Common mistakes when choosing a global payroll platform
The first mistake is treating global payroll as a finance-only purchase. In reality, HR, legal, talent, and operations all feel the impact. If those teams are not involved in evaluation, key workflow gaps will be missed.
The second mistake is focusing only on payment execution. Sending money is the easy part. The hard part is managing local requirements, worker classification, documentation, approvals, and changes over time. A tool that makes payments simple but leaves compliance messy is not saving you much.
The third mistake is underestimating implementation burden. Some platforms look powerful in demos but require heavy configuration, outside consultants, or local process workarounds. Ask what your team needs to do in the first 30 days, not just what the platform can theoretically support.
The fourth mistake is separating hiring from payroll strategy. If your recruiting model depends on accessing global talent quickly, your payroll and compliance stack should support that speed. Otherwise, the hiring team creates momentum and the back office slows everything down.
How to pick the right tool for your operating model
If you already have entities in your target countries and a capable internal payroll function, a payroll-focused system may be enough. If you rely heavily on freelancers, a contractor payment tool may cover your current needs. But if your company wants to hire international talent fast, stay compliant, and avoid building local infrastructure country by country, an employer-of-record or unified hiring and payroll platform is usually the smarter choice.
The decision comes down to one question: do you want software that processes payroll, or infrastructure that helps you scale globally with less friction? Those are not the same purchase.
For most growth-focused companies, the best tools for global payroll are the ones that collapse complexity. They reduce vendors, remove manual coordination, and make international hiring easier to operationalize. That is where payroll stops being an admin function and starts becoming a growth enabler.
FAQ
What is the best tool for global payroll for a startup?
It depends on your hiring model. If you are hiring full-time talent across borders without local entities, look for a platform that combines employer-of-record support, payroll, compliance, and onboarding. If you only pay contractors, a contractor-first tool may be enough at the start.
Can one platform manage both contractors and employees internationally?

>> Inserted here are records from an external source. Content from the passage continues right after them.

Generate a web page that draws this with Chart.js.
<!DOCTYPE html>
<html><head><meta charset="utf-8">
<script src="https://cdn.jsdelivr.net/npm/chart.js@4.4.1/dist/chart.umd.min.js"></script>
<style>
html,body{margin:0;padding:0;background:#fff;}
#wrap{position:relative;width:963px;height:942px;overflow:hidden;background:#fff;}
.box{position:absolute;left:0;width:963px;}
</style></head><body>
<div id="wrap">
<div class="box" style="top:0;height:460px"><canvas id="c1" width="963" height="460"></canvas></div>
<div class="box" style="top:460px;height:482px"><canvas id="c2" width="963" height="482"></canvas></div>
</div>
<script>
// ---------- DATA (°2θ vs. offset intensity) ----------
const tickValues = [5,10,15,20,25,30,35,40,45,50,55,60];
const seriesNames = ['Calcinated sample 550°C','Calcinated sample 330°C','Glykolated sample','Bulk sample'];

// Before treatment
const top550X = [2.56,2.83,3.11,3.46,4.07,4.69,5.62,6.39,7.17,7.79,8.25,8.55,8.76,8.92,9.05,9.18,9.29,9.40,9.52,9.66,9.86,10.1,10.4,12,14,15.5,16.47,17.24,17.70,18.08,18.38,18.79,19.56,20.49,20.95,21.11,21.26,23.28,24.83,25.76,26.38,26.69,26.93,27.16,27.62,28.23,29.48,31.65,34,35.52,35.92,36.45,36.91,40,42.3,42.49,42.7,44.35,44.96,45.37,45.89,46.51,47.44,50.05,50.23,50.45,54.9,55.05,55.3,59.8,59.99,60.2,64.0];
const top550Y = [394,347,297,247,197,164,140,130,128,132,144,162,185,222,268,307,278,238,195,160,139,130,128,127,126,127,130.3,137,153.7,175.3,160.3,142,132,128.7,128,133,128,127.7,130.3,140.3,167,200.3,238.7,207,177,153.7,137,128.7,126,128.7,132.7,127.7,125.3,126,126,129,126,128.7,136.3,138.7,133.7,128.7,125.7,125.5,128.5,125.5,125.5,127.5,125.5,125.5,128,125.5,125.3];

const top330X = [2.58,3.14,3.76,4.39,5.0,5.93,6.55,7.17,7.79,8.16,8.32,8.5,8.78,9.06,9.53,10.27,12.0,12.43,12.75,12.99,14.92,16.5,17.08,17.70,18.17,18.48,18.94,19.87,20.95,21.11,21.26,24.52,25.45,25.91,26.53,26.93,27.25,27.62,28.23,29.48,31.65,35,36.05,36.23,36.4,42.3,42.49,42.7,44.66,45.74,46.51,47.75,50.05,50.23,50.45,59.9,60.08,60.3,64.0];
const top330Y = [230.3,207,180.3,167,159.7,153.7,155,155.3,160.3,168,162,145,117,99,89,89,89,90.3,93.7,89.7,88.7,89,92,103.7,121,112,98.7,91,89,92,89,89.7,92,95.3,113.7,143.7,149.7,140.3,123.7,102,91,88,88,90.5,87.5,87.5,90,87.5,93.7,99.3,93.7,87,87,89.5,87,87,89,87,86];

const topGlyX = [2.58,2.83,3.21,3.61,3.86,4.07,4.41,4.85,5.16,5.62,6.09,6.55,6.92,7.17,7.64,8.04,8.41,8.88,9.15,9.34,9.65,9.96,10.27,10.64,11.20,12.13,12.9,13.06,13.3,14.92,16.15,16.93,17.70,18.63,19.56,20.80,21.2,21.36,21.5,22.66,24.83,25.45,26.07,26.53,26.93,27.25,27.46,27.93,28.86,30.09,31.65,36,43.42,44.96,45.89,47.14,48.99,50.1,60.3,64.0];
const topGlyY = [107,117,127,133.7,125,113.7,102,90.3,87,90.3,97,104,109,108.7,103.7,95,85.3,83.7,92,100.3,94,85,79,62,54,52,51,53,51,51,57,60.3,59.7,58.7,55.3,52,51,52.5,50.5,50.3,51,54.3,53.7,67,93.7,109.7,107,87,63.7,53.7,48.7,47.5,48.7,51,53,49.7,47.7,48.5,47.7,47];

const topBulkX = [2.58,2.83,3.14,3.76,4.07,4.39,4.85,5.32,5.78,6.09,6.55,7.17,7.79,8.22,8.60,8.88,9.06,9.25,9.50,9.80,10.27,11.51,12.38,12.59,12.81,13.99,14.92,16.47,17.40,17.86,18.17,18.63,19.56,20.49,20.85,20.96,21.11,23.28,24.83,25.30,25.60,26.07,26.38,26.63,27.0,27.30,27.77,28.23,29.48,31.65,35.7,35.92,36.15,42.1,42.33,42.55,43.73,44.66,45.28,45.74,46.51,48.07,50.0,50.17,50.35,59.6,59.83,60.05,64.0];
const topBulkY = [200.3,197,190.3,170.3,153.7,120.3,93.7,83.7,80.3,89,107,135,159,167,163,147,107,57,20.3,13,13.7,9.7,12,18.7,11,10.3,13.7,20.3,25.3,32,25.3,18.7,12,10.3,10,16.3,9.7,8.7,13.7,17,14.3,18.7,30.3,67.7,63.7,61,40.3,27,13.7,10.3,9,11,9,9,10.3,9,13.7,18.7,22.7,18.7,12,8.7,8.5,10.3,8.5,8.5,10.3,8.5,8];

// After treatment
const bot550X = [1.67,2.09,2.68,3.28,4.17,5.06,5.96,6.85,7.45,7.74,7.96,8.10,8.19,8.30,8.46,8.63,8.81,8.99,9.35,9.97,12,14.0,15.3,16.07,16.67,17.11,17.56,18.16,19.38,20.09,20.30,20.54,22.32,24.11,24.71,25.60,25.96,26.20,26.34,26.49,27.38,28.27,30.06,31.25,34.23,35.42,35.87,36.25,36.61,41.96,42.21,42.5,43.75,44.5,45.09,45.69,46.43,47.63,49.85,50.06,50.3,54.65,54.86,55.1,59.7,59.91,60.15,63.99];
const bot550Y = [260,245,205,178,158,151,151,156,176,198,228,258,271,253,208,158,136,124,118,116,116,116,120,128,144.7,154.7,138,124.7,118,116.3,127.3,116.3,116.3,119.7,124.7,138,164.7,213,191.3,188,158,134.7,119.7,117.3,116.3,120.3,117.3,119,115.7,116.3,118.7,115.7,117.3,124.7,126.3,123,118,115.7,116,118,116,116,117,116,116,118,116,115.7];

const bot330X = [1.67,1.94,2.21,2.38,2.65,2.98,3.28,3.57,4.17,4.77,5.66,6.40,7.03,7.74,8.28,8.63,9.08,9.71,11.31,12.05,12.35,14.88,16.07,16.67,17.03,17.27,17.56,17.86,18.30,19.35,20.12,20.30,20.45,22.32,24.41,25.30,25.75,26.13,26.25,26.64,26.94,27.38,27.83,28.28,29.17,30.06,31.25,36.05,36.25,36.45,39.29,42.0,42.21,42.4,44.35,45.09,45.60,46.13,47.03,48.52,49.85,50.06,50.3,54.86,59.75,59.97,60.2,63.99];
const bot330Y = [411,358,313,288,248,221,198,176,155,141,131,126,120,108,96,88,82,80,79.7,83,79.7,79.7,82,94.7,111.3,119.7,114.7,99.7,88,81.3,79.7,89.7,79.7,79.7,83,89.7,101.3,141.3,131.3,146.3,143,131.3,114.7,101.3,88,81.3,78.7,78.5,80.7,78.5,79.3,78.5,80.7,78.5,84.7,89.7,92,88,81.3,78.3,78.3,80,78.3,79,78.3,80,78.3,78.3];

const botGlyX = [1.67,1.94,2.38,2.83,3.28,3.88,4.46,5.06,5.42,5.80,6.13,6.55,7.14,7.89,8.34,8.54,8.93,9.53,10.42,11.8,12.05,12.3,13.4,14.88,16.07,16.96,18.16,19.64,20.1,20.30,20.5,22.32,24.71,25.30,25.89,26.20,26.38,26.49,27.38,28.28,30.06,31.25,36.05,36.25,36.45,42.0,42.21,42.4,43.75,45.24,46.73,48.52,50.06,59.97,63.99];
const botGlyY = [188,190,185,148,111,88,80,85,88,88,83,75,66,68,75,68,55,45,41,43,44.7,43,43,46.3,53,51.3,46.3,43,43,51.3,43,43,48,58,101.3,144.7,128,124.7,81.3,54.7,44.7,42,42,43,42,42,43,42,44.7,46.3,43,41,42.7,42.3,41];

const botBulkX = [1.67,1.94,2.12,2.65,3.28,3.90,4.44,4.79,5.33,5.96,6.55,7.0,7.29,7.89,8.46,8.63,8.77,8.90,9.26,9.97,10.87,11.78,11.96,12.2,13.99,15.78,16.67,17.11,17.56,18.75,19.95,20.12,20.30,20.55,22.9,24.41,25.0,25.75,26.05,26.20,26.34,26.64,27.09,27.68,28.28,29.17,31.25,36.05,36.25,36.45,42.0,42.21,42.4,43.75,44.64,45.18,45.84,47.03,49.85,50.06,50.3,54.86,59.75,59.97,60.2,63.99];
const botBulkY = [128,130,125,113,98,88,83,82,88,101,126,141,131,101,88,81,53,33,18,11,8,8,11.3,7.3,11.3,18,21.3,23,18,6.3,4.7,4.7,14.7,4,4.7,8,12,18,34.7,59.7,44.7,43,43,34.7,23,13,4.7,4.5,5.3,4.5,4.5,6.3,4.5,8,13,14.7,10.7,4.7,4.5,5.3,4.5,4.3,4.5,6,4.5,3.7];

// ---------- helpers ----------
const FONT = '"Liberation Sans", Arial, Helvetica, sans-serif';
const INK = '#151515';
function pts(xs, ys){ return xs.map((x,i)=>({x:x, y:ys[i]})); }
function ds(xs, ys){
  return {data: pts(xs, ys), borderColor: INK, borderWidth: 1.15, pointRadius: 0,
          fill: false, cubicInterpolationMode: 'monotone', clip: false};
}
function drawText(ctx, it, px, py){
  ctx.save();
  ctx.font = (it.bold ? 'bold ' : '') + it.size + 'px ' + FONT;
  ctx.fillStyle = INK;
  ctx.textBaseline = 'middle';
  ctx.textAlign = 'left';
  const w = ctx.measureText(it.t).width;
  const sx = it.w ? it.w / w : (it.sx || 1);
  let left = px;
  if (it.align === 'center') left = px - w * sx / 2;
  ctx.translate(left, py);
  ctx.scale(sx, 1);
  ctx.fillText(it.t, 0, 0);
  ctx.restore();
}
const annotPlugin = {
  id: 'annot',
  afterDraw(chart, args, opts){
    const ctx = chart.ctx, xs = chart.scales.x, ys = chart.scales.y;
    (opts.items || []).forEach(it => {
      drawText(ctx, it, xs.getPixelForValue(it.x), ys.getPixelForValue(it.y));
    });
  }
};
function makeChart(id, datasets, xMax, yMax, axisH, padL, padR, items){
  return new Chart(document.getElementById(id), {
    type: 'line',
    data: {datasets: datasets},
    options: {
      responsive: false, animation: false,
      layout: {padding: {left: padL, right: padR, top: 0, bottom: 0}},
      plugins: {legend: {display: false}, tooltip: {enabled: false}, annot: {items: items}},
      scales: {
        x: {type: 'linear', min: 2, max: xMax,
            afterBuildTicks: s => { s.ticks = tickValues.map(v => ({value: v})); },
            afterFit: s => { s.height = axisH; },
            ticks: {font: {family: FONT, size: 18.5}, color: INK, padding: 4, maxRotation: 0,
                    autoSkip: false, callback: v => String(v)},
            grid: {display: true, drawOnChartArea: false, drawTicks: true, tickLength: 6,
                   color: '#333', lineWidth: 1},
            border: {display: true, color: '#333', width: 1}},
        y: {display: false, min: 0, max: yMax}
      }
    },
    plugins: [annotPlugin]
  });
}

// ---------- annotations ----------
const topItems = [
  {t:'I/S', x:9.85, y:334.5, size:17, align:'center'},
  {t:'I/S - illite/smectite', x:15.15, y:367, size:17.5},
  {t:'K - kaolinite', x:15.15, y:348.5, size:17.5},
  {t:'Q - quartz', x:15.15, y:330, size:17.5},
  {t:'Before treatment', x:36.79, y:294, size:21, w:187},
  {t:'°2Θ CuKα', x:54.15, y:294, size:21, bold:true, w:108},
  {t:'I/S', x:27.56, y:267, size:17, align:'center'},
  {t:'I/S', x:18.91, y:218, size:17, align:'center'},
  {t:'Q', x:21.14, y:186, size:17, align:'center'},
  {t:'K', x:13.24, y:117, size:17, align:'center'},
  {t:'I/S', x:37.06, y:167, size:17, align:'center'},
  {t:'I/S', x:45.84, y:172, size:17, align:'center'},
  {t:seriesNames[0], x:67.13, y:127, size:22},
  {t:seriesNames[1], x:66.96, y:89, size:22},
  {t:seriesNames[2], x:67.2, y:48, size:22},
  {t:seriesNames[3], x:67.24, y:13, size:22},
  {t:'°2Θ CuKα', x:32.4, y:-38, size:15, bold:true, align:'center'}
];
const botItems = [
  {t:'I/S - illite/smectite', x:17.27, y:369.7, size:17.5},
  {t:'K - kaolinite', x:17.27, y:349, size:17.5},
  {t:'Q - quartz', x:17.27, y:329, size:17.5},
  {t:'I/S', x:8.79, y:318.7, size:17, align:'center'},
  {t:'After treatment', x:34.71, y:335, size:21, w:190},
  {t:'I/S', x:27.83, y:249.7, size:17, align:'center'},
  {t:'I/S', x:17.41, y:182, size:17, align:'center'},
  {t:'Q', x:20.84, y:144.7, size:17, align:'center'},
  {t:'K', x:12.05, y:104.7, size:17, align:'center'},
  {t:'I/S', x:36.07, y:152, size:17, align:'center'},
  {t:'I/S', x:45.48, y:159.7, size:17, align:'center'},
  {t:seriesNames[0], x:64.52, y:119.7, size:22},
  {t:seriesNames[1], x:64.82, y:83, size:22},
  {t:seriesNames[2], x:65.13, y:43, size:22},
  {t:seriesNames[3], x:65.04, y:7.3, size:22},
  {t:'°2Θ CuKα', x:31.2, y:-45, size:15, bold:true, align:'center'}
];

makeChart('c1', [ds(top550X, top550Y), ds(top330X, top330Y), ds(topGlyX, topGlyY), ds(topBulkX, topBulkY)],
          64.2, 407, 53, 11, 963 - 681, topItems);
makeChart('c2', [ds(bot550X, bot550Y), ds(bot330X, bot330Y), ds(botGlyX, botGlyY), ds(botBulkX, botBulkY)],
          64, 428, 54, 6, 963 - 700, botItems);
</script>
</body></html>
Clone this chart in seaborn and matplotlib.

Yes, some platforms support both. This is often the better setup for companies scaling across regions because workforce models change over time. Using separate systems can create reporting gaps and extra admin.
Do global payroll tools help with compliance?
The better ones do. Some only process payments, while others support local contracts, tax handling, worker classification, statutory requirements, and documentation. That difference matters more than most buyers expect.
Is global payroll software enough to hire internationally?
Not always. Payroll software may help you pay workers, but hiring internationally can also require legal employment infrastructure, onboarding workflows, and country-specific compliance support. If you do not have entities abroad, you may need more than payroll software.
How long does it take to implement a global payroll platform?
It varies based on country count, worker types, and system complexity. Some tools can be live quickly for contractor payments, while full employment setup across multiple countries takes more coordination. Ask about real implementation timelines before you buy.